During the late 1980s and the 1990s, a small, dedicated group of activists fought on the ground and in the courts to stop clear-cutting, oil and gas drilling, and ATV use in the Shawnee National Forest located in Southern Illinois. They won the support of their community and the struggle in a landmark court case. Seventeen years later, the court lifted the injunction, and the Forest Service resumed logging. This film portrays the struggle to protect the forest through interviews, photographs, and news footage. It examines the ways the past struggle can serve to inform the public and activists today in responding to current Forest Service management projects.
March 29
9:30-10:50 a.m.
1050 Siebel Center for Design
“Creating the Future We Want to Live in with Media” lecture and discussion
Cisinformed: The Spread of Misinformation about Transgender People and Why it Matters
Friday, April 15, 2-4 p.m.
319 Gregory Hall
Keynote Speaker TJ Billard
Collaboration with ICR
TJ Billard, PhD, is an assistant professor in the School of Communication at Northwestern University, where they are affiliated with the Center for Communication & Public Policy and the Institute for Sexual and Gender Minority Health and Wellbeing. Outside of Northwestern, they are the founding executive director of the Center for Applied Transgender Studies in Chicago—the leading academic organization dedicated to scholarship on the social, cultural, and political conditions of transgender life—and editor of the Center’s flagship journal, the Bulletin of Applied Transgender Studies. Dr. Billard’s research spans political communication, the sociology of social movements, and transgender studies, with a primary focus on the relationship between media and the U.S. transgender rights movement. Their current major projects include a solo monograph on changing practices of media-focused activism in the transgender rights movement and an edited volume (co-edited with Professor Silvio Waisbord of the George Washington University) on public scholarship in communication studies.
Reel Midwest Film Festival Series
Screening of '63 Boycott
Tuesday, April 19, 7 p.m. (Doors open at 6:30 p.m.)
Spurlock Museum
Collaboration with Illinois Public Media, Illinois Community Media Project, and Spurlock Museum
Join us for a screening followed by a discussion of and around ’63 Boycott from Kartemquin Films. This film tells the story of 250,000 Chicagoans who fought for racial equity in schools and how the struggle continues. Unseen 16mm footage of the boycott is combined with insights from the original participants and present-day protesters against school closings.
Watch the trailer for ’63 Boycott: http://63boycott.kartemquin.com/
After screening the film, there will be a Q&A with filmmakers Gordon Quinn and Rachel Dickson; Adrienne Dixson, Professor & Coordinator, Social Science and Education Policy at the University of Illinois, and a Unit 4 activist challenging the status quo in Champaign Public Schools.

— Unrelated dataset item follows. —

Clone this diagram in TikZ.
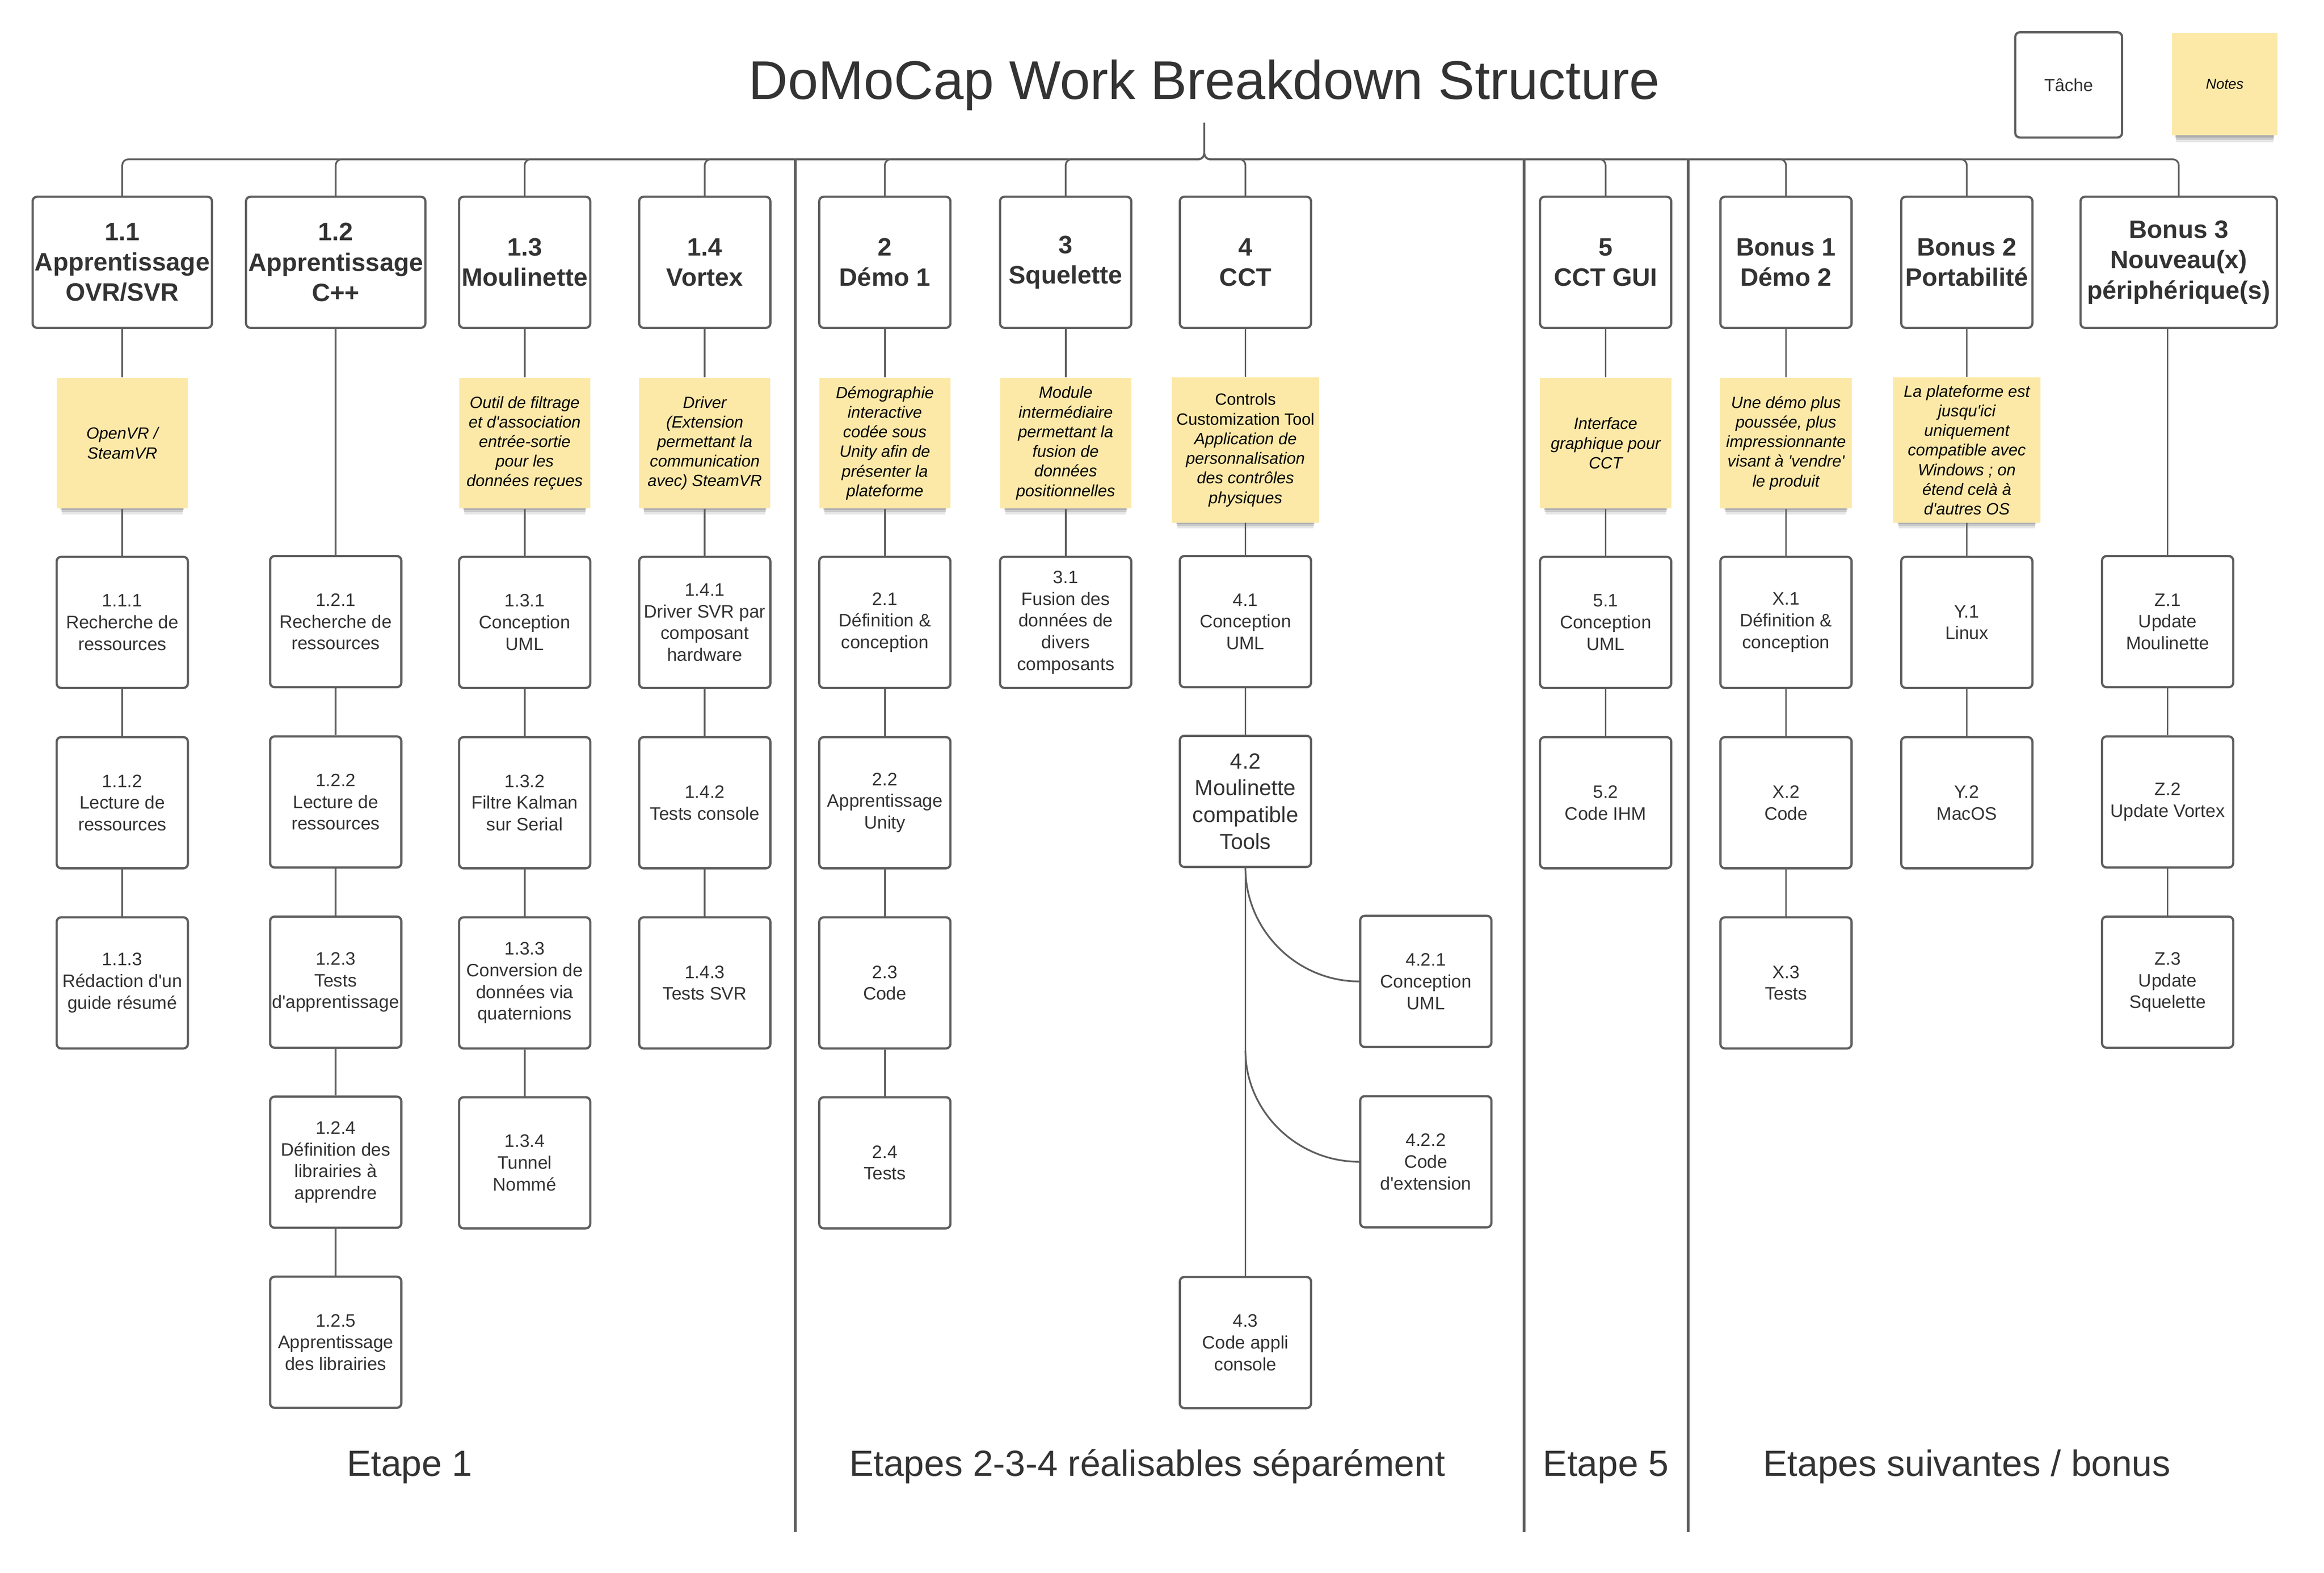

Reel Midwest—Illinois Public Media’s independent film series that endeavors to find and showcase the best feature, documentary, and short films from Illinois and across the Midwest—is taking on a new form. The Reel Midwest Film Festival series will focus on bringing these powerful films out into the community to provide a space to examine the role of independent film and its connection to movements for social justice.
This screening event is a collaboration between Illinois Public Media, the Department of Media & Cinema Studies at the University of Illinois, Illinois Community Media Project, and Spurlock Museum of World Cultures.
Sewn In Memory: AIDS Quilt Panels from Central Illinois
On display now through July 10
Spurlock Museum
"Sewn in Memory" is a new exhibit at the Spurlock Museum of World Cultures and features over a dozen quilt panels originally made in the 1980s and early 1990s for the AIDS Memorial Quilt, in Washington, D.C. Each of these panels commemorates a person who died of AIDS, or of an AIDS-related ailment. Illinois Public Media, the Department of Journalism, and students from the College of Media worked together in the fall of 2021 to create video vignettes on the lives and legacies of these individuals. The students' work is part of the exhibit and can also be viewed online.
Race and Media Surveillance
POSTPONED TO FALL 2022
1050 Siebel Center for Design
Lecture by Chris Robe, Professor, Florida Atlantic University
All are welcome
Collaboration with the Illinois Community Media Project
Professor Robe is one of the leading forces in researching media activism and surveillance. He will discuss some of the liberatory aspects of media organizing and the emerging surveillance apparatus that exist to control ideas and movement. Robe’s research concerns the use of media by various social movements. In the 21st century, media does not simply offer a representational platform for different communities, but more importantly serves as a material practice to engage in collective struggles for a wide variety of purposes. Robe has written about U.S. radical film culture in the 1930s in my book Left of Hollywood: Cinema, Modernism, and the Emergence of U.S. Radical Film Culture (U of Texas Press, 2010) and have published numerous articles on media activism within various journals like Journal of Cinema and Media Studies, Jump Cut, Framework, and Film History. My recent book, Breaking the Spell: A History of Anarchist Filmmakers, Videotape Guerrillas, and Digital Ninjas, explores the emergence of anarchist-based video activism. Our new book: with Stephen Charbonneau, InsUrgent Media from the Front: A Media Activism Reader (2020).
Fall 2021 Events
Colloquium on Media and Social Justice
November 5, 2021
College of Media scholars and practitioners addressed the intersection of media and social justice. Speakers included Anita Say Chan, Amanda Ciafone, Chris Evans, Amanda Mabry-Flynn, and Michelle Nelson.